Antigua is home to many Web-based gambling companies that once did business with U.S. customers. If, as expected, the U.S. ignores the WTO ruling, international trade law permits Antigua to retaliate for the damage the law does to its economy. But a small country like Antigua doesn't have many retaliatory options. Any trade sanction or tariff on U.S. goods would hurt Antiguans far more than it would hurt American companies.
One possibility: Antiguan authorities say they may retaliate by ignoring U.S. copyright law, transforming the country into a haven for film, music, and software pirates. Antiguans could distribute U.S. intellectual property all over the world via Web servers based in their country. Stateside, such a move would create political upheaval, pitting the enormously powerful entertainment industry against the nanny-state interests that pushed the gambling law through both houses of Congress with overwhelming majorities.

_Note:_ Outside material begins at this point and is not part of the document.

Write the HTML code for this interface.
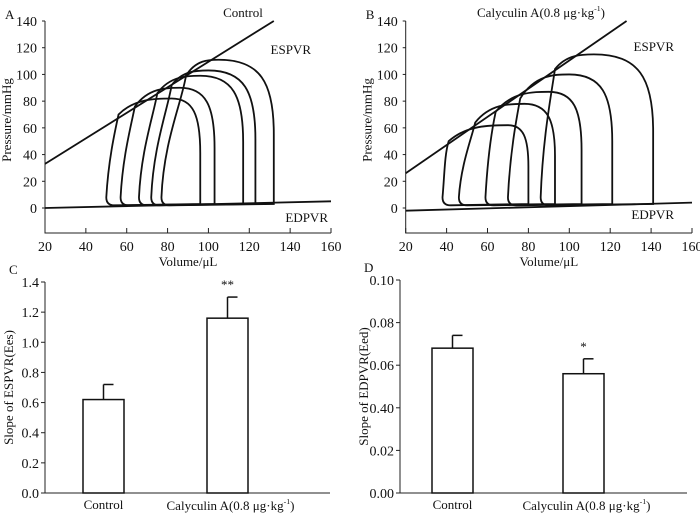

The WTO would need to approve the idea, but the organization has authorized copyright-oriented reprisals before. The most recent ruling's strong wording suggests growing resentment of U.S. intransigence on the issue. In the last six months, the federal government has arrested several executives of overseas gambling operations, despite the fact that their companies were based in, and the executives were citizens of, countries where online gambling is legal.